Make an exact copy, from the records below, of the lines from the line containing "Recreate this image" to the line containing "from matplotlib.ticker import MultipleLocator", both lines included, excluding pictures.
━━━ DATA FOR THIS TASK ━━━
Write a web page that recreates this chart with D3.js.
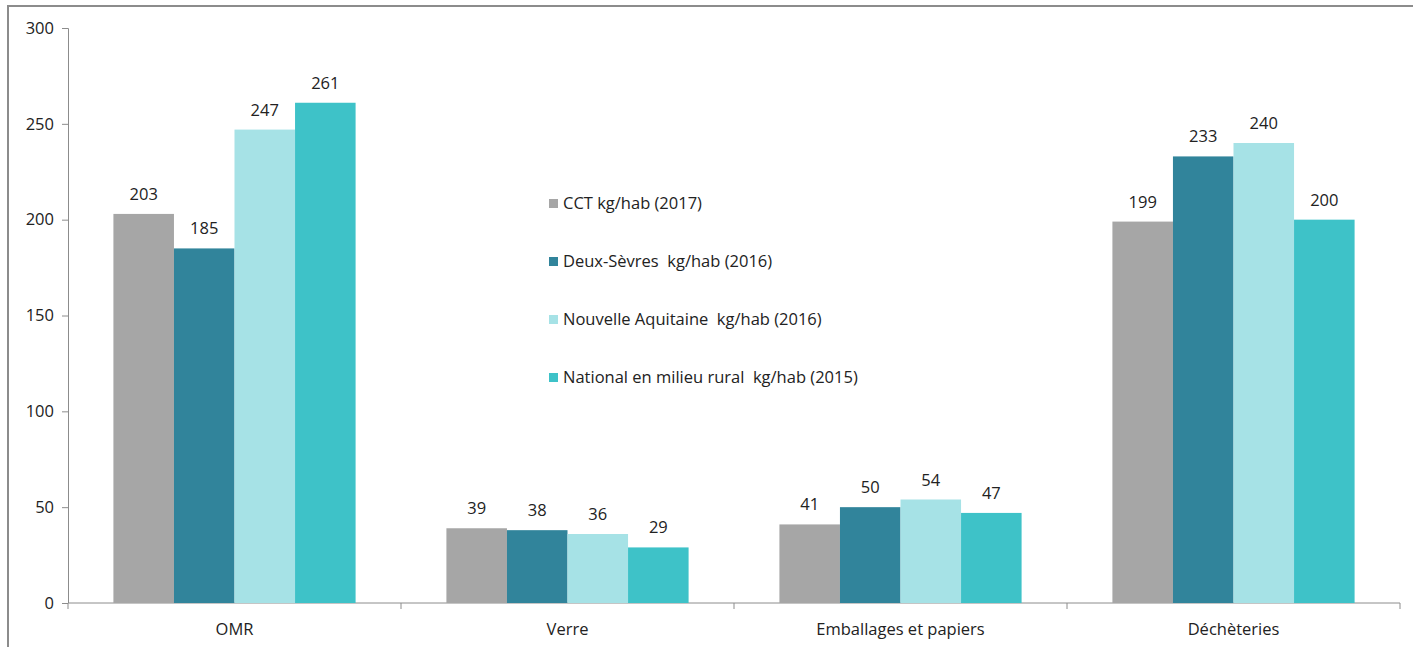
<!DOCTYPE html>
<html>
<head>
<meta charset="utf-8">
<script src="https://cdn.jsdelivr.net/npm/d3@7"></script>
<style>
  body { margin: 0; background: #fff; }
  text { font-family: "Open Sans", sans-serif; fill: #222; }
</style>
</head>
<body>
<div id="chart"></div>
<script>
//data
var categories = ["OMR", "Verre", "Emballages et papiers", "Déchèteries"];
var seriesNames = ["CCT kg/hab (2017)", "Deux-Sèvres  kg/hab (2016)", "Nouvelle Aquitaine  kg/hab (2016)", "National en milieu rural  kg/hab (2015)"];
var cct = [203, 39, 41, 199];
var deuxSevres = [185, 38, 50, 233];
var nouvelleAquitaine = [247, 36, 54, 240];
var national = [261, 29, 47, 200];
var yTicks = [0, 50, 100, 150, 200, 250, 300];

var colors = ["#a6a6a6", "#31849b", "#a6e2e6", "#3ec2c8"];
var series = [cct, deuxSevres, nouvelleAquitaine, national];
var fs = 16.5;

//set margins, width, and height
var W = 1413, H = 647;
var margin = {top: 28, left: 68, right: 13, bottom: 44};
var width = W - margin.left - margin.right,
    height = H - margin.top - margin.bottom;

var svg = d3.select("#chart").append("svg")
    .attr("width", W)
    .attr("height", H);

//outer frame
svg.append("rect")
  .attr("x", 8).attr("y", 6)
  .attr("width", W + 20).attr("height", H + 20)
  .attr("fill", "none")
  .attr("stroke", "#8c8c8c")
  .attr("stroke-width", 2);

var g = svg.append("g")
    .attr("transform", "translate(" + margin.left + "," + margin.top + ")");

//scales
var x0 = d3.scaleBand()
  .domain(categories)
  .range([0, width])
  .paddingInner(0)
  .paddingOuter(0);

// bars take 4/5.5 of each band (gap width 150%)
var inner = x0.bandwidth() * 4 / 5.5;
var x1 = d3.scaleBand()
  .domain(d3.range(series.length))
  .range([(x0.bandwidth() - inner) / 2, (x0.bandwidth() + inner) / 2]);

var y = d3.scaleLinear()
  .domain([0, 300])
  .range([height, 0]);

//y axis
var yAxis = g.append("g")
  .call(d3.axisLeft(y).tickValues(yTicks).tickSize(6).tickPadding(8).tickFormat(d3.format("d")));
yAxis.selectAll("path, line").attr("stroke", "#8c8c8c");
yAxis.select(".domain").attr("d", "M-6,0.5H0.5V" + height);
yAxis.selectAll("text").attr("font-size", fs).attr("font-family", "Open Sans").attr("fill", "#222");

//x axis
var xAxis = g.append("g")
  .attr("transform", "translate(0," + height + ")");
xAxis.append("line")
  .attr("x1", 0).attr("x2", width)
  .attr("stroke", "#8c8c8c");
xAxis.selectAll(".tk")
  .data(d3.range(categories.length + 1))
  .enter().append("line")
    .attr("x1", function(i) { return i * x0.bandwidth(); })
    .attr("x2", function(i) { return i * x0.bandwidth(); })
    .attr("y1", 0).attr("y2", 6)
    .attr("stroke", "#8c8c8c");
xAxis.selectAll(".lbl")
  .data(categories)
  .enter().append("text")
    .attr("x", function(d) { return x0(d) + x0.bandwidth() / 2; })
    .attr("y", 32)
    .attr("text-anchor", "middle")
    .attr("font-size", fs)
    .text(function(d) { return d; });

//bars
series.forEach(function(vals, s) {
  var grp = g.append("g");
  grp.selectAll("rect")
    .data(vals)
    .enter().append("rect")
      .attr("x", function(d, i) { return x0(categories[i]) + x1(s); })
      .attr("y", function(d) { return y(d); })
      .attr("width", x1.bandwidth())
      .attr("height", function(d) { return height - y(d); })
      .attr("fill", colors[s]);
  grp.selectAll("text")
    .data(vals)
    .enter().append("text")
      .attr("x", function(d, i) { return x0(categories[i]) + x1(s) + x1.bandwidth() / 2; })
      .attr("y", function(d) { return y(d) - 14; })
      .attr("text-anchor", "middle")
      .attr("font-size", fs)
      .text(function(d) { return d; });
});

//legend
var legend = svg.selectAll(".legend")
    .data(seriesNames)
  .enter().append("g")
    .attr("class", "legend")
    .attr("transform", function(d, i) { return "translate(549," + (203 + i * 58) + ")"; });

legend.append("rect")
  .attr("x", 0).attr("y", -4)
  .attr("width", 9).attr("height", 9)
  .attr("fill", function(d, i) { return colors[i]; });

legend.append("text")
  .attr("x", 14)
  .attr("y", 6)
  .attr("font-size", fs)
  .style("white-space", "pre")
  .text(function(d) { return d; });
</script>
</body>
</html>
━━━
━━━ DATA FOR THIS TASK ━━━
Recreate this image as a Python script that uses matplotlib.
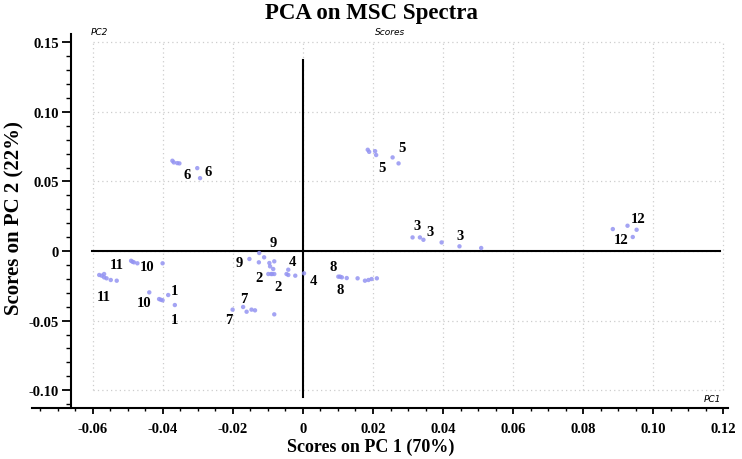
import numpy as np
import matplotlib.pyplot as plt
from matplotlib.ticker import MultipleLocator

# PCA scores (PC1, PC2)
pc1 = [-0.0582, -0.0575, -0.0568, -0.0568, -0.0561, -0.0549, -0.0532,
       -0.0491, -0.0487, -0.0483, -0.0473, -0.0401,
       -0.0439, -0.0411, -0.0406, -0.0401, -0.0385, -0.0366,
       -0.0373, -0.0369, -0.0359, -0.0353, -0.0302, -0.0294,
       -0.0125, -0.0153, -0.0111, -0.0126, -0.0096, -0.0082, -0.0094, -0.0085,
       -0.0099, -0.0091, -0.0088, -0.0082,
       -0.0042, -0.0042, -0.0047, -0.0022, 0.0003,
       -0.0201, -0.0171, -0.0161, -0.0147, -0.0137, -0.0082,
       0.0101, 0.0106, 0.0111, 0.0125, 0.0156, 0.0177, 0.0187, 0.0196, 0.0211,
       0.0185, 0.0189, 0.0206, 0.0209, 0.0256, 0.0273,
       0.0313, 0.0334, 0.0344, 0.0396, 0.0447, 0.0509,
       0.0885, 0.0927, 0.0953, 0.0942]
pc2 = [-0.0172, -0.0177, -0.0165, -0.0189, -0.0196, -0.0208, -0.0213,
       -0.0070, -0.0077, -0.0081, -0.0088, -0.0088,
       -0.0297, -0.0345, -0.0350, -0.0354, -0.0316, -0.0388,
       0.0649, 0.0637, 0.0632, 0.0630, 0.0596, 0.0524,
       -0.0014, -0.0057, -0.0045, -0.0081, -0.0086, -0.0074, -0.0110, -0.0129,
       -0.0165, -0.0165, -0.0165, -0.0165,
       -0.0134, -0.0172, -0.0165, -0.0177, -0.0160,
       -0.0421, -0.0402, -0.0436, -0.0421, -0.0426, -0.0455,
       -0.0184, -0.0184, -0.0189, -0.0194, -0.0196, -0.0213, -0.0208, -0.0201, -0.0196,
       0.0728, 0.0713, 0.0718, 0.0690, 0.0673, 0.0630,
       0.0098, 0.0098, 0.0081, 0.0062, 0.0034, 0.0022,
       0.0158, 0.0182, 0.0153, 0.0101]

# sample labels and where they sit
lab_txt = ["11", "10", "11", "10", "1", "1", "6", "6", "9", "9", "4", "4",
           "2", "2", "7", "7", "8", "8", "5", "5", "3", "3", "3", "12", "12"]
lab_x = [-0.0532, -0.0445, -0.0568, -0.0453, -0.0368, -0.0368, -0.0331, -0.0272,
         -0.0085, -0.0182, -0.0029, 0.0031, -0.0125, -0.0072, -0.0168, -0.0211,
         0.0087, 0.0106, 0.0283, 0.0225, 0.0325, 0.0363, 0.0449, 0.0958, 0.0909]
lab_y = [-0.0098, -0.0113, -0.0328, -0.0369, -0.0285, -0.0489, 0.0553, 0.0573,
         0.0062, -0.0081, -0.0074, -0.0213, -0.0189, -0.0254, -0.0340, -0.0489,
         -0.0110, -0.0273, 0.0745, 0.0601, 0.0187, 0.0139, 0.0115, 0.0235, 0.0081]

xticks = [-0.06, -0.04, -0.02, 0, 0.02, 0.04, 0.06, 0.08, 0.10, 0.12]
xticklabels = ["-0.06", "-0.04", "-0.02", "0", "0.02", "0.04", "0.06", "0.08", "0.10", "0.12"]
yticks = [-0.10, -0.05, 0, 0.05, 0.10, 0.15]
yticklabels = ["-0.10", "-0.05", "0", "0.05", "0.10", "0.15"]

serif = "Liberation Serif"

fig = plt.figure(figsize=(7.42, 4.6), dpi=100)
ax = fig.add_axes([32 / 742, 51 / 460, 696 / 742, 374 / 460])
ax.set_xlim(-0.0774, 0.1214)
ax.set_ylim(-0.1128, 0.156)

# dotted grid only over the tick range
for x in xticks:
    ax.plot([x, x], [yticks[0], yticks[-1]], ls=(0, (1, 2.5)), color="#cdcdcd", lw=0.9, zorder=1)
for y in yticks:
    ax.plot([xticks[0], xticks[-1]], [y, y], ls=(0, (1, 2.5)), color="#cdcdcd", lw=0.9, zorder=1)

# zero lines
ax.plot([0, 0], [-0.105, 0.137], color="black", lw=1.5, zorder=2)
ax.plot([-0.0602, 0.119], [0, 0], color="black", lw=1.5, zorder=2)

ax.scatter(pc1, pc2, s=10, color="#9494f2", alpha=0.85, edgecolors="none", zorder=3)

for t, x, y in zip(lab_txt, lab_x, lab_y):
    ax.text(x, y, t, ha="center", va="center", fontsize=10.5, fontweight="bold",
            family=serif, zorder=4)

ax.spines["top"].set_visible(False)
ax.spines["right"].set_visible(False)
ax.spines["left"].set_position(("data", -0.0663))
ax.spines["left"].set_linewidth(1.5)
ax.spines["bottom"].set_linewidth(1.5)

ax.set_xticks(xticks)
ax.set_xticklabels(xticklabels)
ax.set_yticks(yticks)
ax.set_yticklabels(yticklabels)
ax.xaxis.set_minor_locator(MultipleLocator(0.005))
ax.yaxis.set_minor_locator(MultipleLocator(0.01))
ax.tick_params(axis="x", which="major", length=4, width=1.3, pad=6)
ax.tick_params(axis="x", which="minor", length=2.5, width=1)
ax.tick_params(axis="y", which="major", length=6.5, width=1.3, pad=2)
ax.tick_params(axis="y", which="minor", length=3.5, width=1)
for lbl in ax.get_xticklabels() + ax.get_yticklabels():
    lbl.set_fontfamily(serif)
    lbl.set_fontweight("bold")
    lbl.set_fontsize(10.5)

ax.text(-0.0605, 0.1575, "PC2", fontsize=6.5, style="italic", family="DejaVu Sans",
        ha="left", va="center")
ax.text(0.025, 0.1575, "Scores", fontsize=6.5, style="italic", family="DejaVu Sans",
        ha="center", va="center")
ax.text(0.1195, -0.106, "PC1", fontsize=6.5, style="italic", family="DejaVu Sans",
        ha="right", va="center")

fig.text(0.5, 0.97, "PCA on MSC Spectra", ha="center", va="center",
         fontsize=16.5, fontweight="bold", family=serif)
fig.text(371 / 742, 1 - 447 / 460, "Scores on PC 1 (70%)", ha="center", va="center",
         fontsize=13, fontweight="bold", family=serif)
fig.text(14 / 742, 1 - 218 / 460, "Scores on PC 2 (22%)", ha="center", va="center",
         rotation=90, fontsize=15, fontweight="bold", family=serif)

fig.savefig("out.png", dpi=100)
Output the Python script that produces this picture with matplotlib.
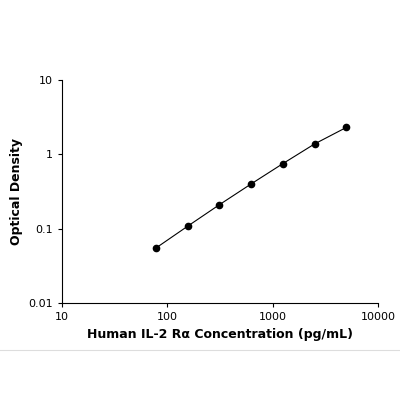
━━━
◆ **WRITTEN SOLUTION**
Recreate this image as a Python script that uses matplotlib.
import numpy as np
import matplotlib.pyplot as plt
from matplotlib.ticker import MultipleLocator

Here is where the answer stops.